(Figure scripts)

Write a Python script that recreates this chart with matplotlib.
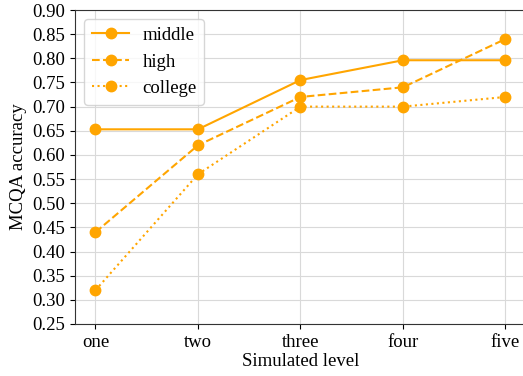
import matplotlib
matplotlib.use("Agg")
import matplotlib.pyplot as plt

levels = ["one", "two", "three", "four", "five"]
middle = [0.653, 0.653, 0.755, 0.796, 0.796]
high = [0.44, 0.62, 0.72, 0.74, 0.84]
college = [0.32, 0.56, 0.70, 0.70, 0.72]

plt.rcParams['font.family'] = ['Liberation Serif', 'DejaVu Serif']
plt.rcParams['font.size'] = 13.5
plt.rcParams['mathtext.fontset'] = 'stix'

fig = plt.figure(figsize=(5.23, 3.76), dpi=100)
ax = fig.add_axes([0.1434, 0.1383, 0.8623, 0.8351])

color = '#FFA500'
x = range(len(levels))
ax.plot(x, middle, '-', marker='o', color=color, lw=1.5, ms=7.5, label='middle')
ax.plot(x, high, '--', marker='o', color=color, lw=1.5, ms=7.5, label='high')
ax.plot(x, college, ':', marker='o', color=color, lw=1.5, ms=7.5, label='college')

ax.set_xticks(list(x))
ax.set_xticklabels(levels)
ax.set_xlim(-0.2, 4.2)
ax.set_ylim(0.25, 0.90)
ax.set_yticks([0.25 + 0.05 * i for i in range(14)])
ax.yaxis.set_major_formatter(matplotlib.ticker.FormatStrFormatter('%.2f'))
ax.grid(True, color='#d9d9d9', lw=0.8)
ax.set_axisbelow(True)
for s in ax.spines.values():
    s.set_color('#333333')
ax.set_xlabel('Simulated level', labelpad=2)
ax.set_ylabel('MCQA accuracy', labelpad=4)
ax.legend(loc='upper left', fontsize=13.5, handlelength=2.0, handletextpad=0.7)

fig.savefig('out.png', dpi=100)
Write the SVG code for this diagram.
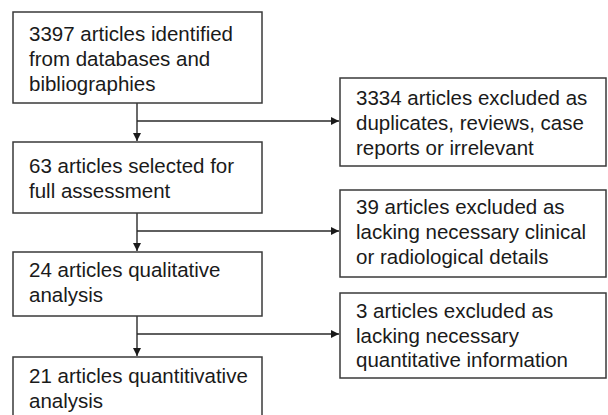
<svg xmlns="http://www.w3.org/2000/svg" width="608" height="415" viewBox="0 0 608 415">
<style>
.box{fill:#fff;stroke:#3a3a3a;stroke-width:1.5}
.t{font-family:"Liberation Sans",Arial,sans-serif;font-size:20.5px;fill:#1a1a1a}
.c{fill:none;stroke:#2a2a2a;stroke-width:1.4}
</style>
<defs>
<marker id="ah" viewBox="0 0 10 10" refX="10" refY="5" markerWidth="8" markerHeight="8" markerUnits="userSpaceOnUse" orient="auto">
<path d="M0,0 L10,5 L0,10 z" fill="#1a1a1a"/>
</marker>
</defs>
<rect width="608" height="415" fill="#fff"/>
<g id="connectors">
<path class="c" d="M137,103 V141" marker-end="url(#ah)"/>
<path class="c" d="M137,121 H339" marker-end="url(#ah)"/>
<path class="c" d="M137,213 V251" marker-end="url(#ah)"/>
<path class="c" d="M137,231 H339" marker-end="url(#ah)"/>
<path class="c" d="M137,316 V356" marker-end="url(#ah)"/>
<path class="c" d="M137,334 H339" marker-end="url(#ah)"/>
</g>
<g id="n1">
<rect class="box" x="13" y="12" width="249" height="91"/>
<text class="t" x="29" y="41">3397 articles identified</text>
<text class="t" x="29" y="66">from databases and</text>
<text class="t" x="29" y="91">bibliographies</text>
</g>
<g id="n2">
<rect class="box" x="13" y="142" width="249" height="71"/>
<text class="t" x="29" y="173">63 articles selected for</text>
<text class="t" x="29" y="198">full assessment</text>
</g>
<g id="n3">
<rect class="box" x="13" y="252" width="249" height="64"/>
<text class="t" x="29" y="277">24 articles qualitative</text>
<text class="t" x="29" y="302">analysis</text>
</g>
<g id="n4">
<rect class="box" x="13" y="357" width="249" height="62"/>
<text class="t" x="29" y="383">21 articles quantitivative</text>
<text class="t" x="29" y="408">analysis</text>
</g>
<g id="e1">
<rect class="box" x="340" y="78" width="266" height="88"/>
<text class="t" x="356" y="105">3334 articles excluded as</text>
<text class="t" x="356" y="130">duplicates, reviews, case</text>
<text class="t" x="356" y="155">reports or irrelevant</text>
</g>
<g id="e2">
<rect class="box" x="340" y="190" width="266" height="87"/>
<text class="t" x="356" y="214">39 articles excluded as</text>
<text class="t" x="356" y="239">lacking necessary clinical</text>
<text class="t" x="356" y="264">or radiological details</text>
</g>
<g id="e3">
<rect class="box" x="340" y="293" width="266" height="85"/>
<text class="t" x="356" y="318">3 articles excluded as</text>
<text class="t" x="356" y="343">lacking necessary</text>
<text class="t" x="356" y="367">quantitative information</text>
</g>
</svg>
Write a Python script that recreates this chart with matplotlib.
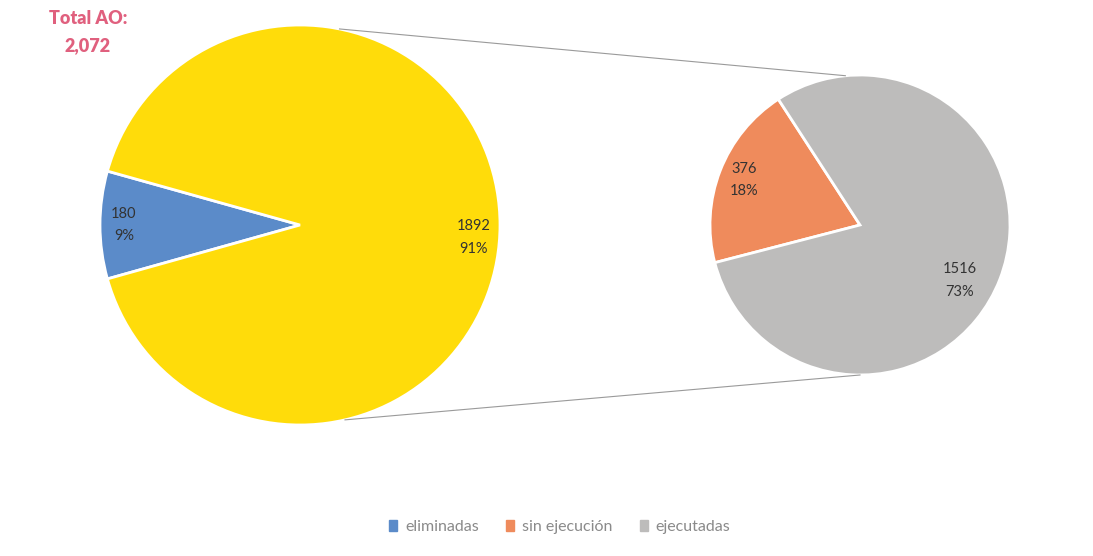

Description of the task
Skip every picture and return the lines above from the top through the one that contains "ax = fig.add_axes([0.1434, 0.1383, 0.8623, 0.8351])".

The output
Write a Python script that recreates this chart with matplotlib.
import matplotlib
matplotlib.use("Agg")
import matplotlib.pyplot as plt

levels = ["one", "two", "three", "four", "five"]
middle = [0.653, 0.653, 0.755, 0.796, 0.796]
high = [0.44, 0.62, 0.72, 0.74, 0.84]
college = [0.32, 0.56, 0.70, 0.70, 0.72]

plt.rcParams['font.family'] = ['Liberation Serif', 'DejaVu Serif']
plt.rcParams['font.size'] = 13.5
plt.rcParams['mathtext.fontset'] = 'stix'

fig = plt.figure(figsize=(5.23, 3.76), dpi=100)
ax = fig.add_axes([0.1434, 0.1383, 0.8623, 0.8351])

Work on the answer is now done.